Regulation 12(5)(e) provides that
a public authority may refuse to disclose information to the extent that its disclosure would adversely affect…the confidentiality of commercial or industrial information where such confidentiality is provided by law to protect a legitimate economic interest
The Upper Tribunal held that the FTT had erred in law, saying (paragraphs 51-52), as had the IC in the first instance, that relevant provisions of the PPCR meant that confidentiality was “provided by law to protect a legitimate economic interest”:
disclosure of the relevant information would adversely affect confidentiality “where such confidentiality is provided by law to protect a legitimate economic interest”… Here that must be regarded as a reference across to regulation 31 of the 2000 Regulations. Regulation 31(1)(a) makes an express reference to commercial confidentiality. The factual background to these appeals makes it plain that the figures in question here were figures produced within the 2000 Regulations framework and were subject to the necessary application and ruling to protect confidentiality of them
So it was not necessary to consider whether the information was also covered by the equitable doctrine of confidence.

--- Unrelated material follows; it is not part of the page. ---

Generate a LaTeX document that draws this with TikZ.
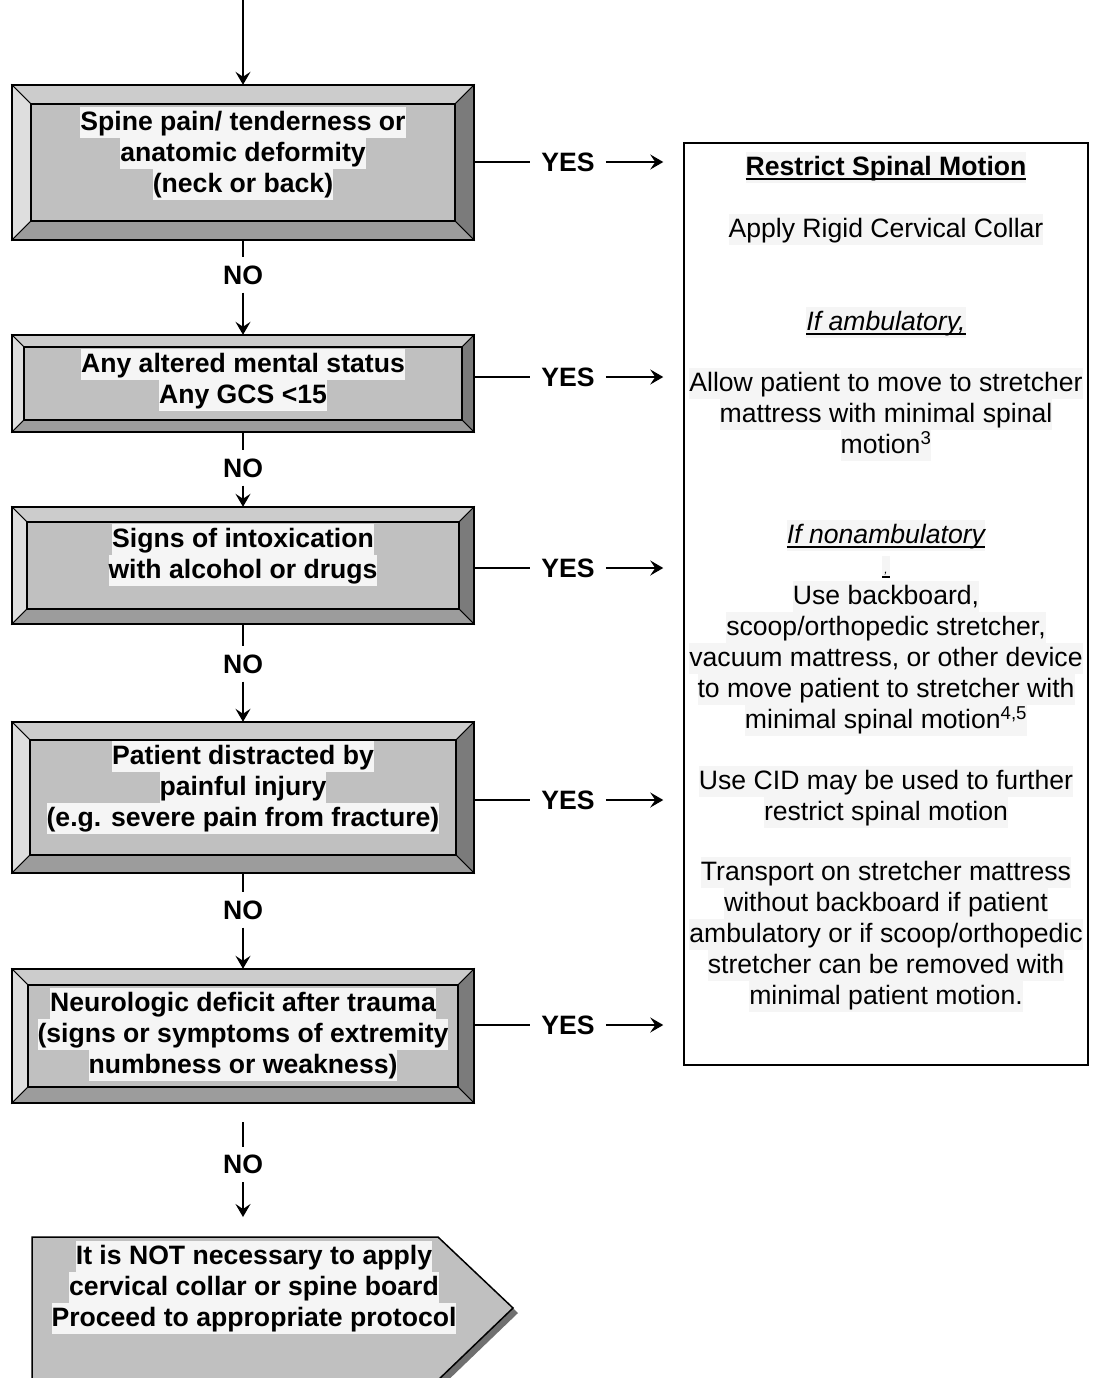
\documentclass[tikz,border=0pt]{standalone}
\usepackage{fontspec}
\setmainfont{Liberation Sans}
\usetikzlibrary{arrows.meta,calc}
\definecolor{facec}{HTML}{C0C0C0}
\definecolor{topc}{HTML}{CCCCCC}
\definecolor{leftc}{HTML}{DEDEDE}
\definecolor{rightc}{HTML}{7B7B7B}
\definecolor{botc}{HTML}{9C9C9C}
\definecolor{hlc}{HTML}{F5F5F5}
\definecolor{shadc}{HTML}{707070}
\newcommand\hlx[1]{{\setlength{\fboxsep}{0pt}\colorbox{hlc}{\rule[-7.5pt]{0pt}{31pt}#1}}}
\newcommand\ulx[1]{{\setbox0=\hbox{#1}\rlap{\rule[-4.5pt]{\wd0}{1.8pt}}\box0}}
\newcommand\bevelize[2]{%
  \path (#1.north west) coordinate (A) (#1.north east) coordinate (B)
        (#1.south east) coordinate (C) (#1.south west) coordinate (D);
  \path ($(A)+(#2,#2)$) coordinate (a) ($(B)+(-#2,#2)$) coordinate (b)
        ($(C)+(-#2,-#2)$) coordinate (c) ($(D)+(#2,-#2)$) coordinate (d);
  \filldraw[fill=topc,bevline] (A)--(B)--(b)--(a)--cycle;
  \filldraw[fill=leftc,bevline] (A)--(a)--(d)--(D)--cycle;
  \filldraw[fill=rightc,bevline] (B)--(C)--(c)--(b)--cycle;
  \filldraw[fill=botc,bevline] (D)--(d)--(c)--(C)--cycle;
  \draw[line width=1.8pt] (a) rectangle (c);
  \draw[line width=1.5pt] (A) rectangle (C);
}
\begin{document}
\begin{tikzpicture}[x=1pt,y=-1pt,
  bevline/.style={draw=black,line width=0.8pt},
  qbox/.style={rectangle,fill=facec,draw=none,inner sep=0pt,minimum width=462pt},
  qtext/.style={align=center,inner sep=0pt,font=\bfseries\fontsize{26.6}{31}\selectfont},
  rtext/.style={align=center,inner sep=0pt,font=\fontsize{26.6}{31}\selectfont},
  notext/.style={inner sep=0pt,minimum height=35pt,font=\bfseries\fontsize{26.6}{31}\selectfont},
  yestext/.style={inner ysep=0pt,inner xsep=11pt,font=\bfseries\fontsize{26.6}{31}\selectfont},
  conn/.style={line width=1.5pt},
  arr/.style={line width=1.5pt,-{Stealth[length=13pt,width=15pt,inset=5pt]}},
  rbox/.style={rectangle,draw=black,line width=1.5pt,fill=white,minimum width=404pt,minimum height=922pt,inner sep=0pt}
]
\clip (0,0) rectangle (1096,1378);
\fill[white] (0,0) rectangle (1096,1378);

% right box
\node[rbox] (rb) at (886,604) {};
\node[rtext] (r1) at (886,167) {\hlx{\bfseries\ulx{Restrict Spinal Motion}}};
\node[rtext] (r2) at (886,229) {\hlx{Apply Rigid Cervical Collar}};
\node[rtext] (r3) at (886,322) {\hlx{\itshape\ulx{If ambulatory,}}};
\node[rtext] (r4) at (886,414.5) {\hlx{Allow patient to move to stretcher}\\\hlx{mattress with minimal spinal}\\\hlx{motion\textsuperscript{3}}};
\node[rtext] (r5) at (886,535) {\hlx{\itshape\ulx{If nonambulatory}}};
\node[inner sep=0pt] (r6) at (886,567) {{\setlength{\fboxsep}{0pt}\colorbox{hlc}{\rule[-5pt]{0pt}{22pt}\fontsize{12}{14}\selectfont\itshape\ulx{\,,\,}}}};
\node[rtext] (r7) at (886,658.5) {\hlx{Use backboard,}\\\hlx{scoop/orthopedic stretcher,}\\\hlx{vacuum mattress, or other device}\\\hlx{to move patient to stretcher with}\\\hlx{minimal spinal motion\textsuperscript{4,5}}};
\node[rtext] (r8) at (886,796.5) {\hlx{Use CID may be used to further}\\\hlx{restrict spinal motion}};
\node[rtext] (r9) at (886,934.5) {\hlx{Transport on stretcher mattress}\\\hlx{without backboard if patient}\\\hlx{ambulatory or if scoop/orthopedic}\\\hlx{stretcher can be removed with}\\\hlx{minimal patient motion.}};

% question boxes
\node[qbox,minimum height=155pt] (b1) at (243,162.5) {};
\bevelize{b1}{19}
\node[qtext] (t1) at (243,153) {\hlx{Spine pain/ tenderness or}\\\hlx{anatomic deformity}\\\hlx{(neck or back)}};

\node[qbox,minimum height=97pt] (b2) at (243,383.5) {};
\bevelize{b2}{12}
\node[qtext] (t2) at (243,380) {\hlx{Any altered mental status}\\\hlx{Any GCS <15}};

\node[qbox,minimum height=117pt] (b3) at (243,565.5) {};
\bevelize{b3}{15}
\node[qtext] (t3) at (243,555) {\hlx{Signs of intoxication}\\\hlx{with alcohol or drugs}};

\node[qbox,minimum height=151pt] (b4) at (243,797.5) {};
\bevelize{b4}{18}
\node[qtext] (t4) at (243,787) {\hlx{Patient distracted by}\\\hlx{painful injury}\\\hlx{(e.g. severe pain from fracture)}};

\node[qbox,minimum height=134pt] (b5) at (243,1036) {};
\bevelize{b5}{16}
\node[qtext] (t5) at (243,1034) {\hlx{Neurologic deficit after trauma}\\\hlx{(signs or symptoms of extremity}\\\hlx{numbness or weakness)}};

% final pentagon arrow
\fill[shadc] (37,1242) -- (443,1242) -- (518,1313) -- (441,1387) -- (37,1387) -- cycle;
\filldraw[fill=facec,draw=black,line width=1.5pt] (32,1237) -- (438,1237) -- (513,1308) -- (436,1382) -- (32,1382) -- cycle;
\coordinate (ptop) at (243,1237);
\node[qtext] (t6) at (254,1287) {\hlx{It is NOT necessary to apply}\\\hlx{cervical collar or spine board}\\\hlx{Proceed to appropriate protocol}};

% entry arrow
\coordinate (start) at (243,0);
\draw[arr] (start) -- (b1.north);

% NO connectors
\node[notext] (n1) at (243,275) {NO};
\node[notext] (n2) at (243,468) {NO};
\node[notext] (n3) at (243,664) {NO};
\node[notext] (n4) at (243,910) {NO};
\node[notext] (n5) at (243,1164.5) {NO};
\draw[conn] (b1.south) -- (n1.north);
\draw[arr] (n1.south) -- (b2.north);
\draw[conn] (b2.south) -- (n2.north);
\draw[arr] (n2.south) -- (b3.north);
\draw[conn] (b3.south) -- (n3.north);
\draw[arr] (n3.south) -- (b4.north);
\draw[conn] (b4.south) -- (n4.north);
\draw[arr] (n4.south) -- (b5.north);
\draw[conn,shorten <=19pt] (b5.south) -- (n5.north);
\draw[arr,shorten >=20pt] (n5.south) -- (ptop);

% YES connectors
\foreach \i/\yy in {1/162,2/377,3/568,4/800,5/1025}{
  \node[yestext] (y\i) at (568,\yy) {YES};
  \draw[conn] (b\i.east |- y\i.west) -- (y\i.west);
  \draw[arr,shorten >=20pt] (y\i.east) -- (y\i.east -| rb.west);
}
\end{tikzpicture}
\end{document}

The point on which I was right (in my original post) was regarding whether, or the extent to which, regulation 12(5)(e) of the EIR was directly comparable to the similar section 41 of the Freedom of Information Act 2000 (FOIA). I said
This extension of the FOIA confidentiality principles into the EIR is controversial…
and the Upper Tribunal judge says
the tests in section 41 and regulation 12 are separate and cannot be read together to include in one something in the other simply because they deal with similar issues
which is pretty unequivocal (and see also Chichester District Council v IC and Friel (GIA 1253 2011), cited as authority for the lack of analogy between the two).
Finally, another point I hadn’t addressed (although Phil Bradshaw did, in the comments to my original post) concerns the failure by the FTT to distinguish between the location of information in documents, with the information itself. The FTT had said
the information came into existence through a process of negotiation between the parties
but this surely was not the case – rather, documents, containing information, came into existence through a process of negotiation. But the information itself was caught by regulation 12(5)(e)
the focus is on this information, not on any particular document or form in which those figures are recorded or any process by which they emerged. I accordingly agree with the challengers that in so far as the First-tier Tribunal concerned itself with the specific location of those figures in specific documents produced as part of the licensing process rather than the information itself it was wrong in law
So there you have it. A rip-roaring convoluted run-through of why an obscure old blog post by me was slightly wrong and slightly right. I aim to please.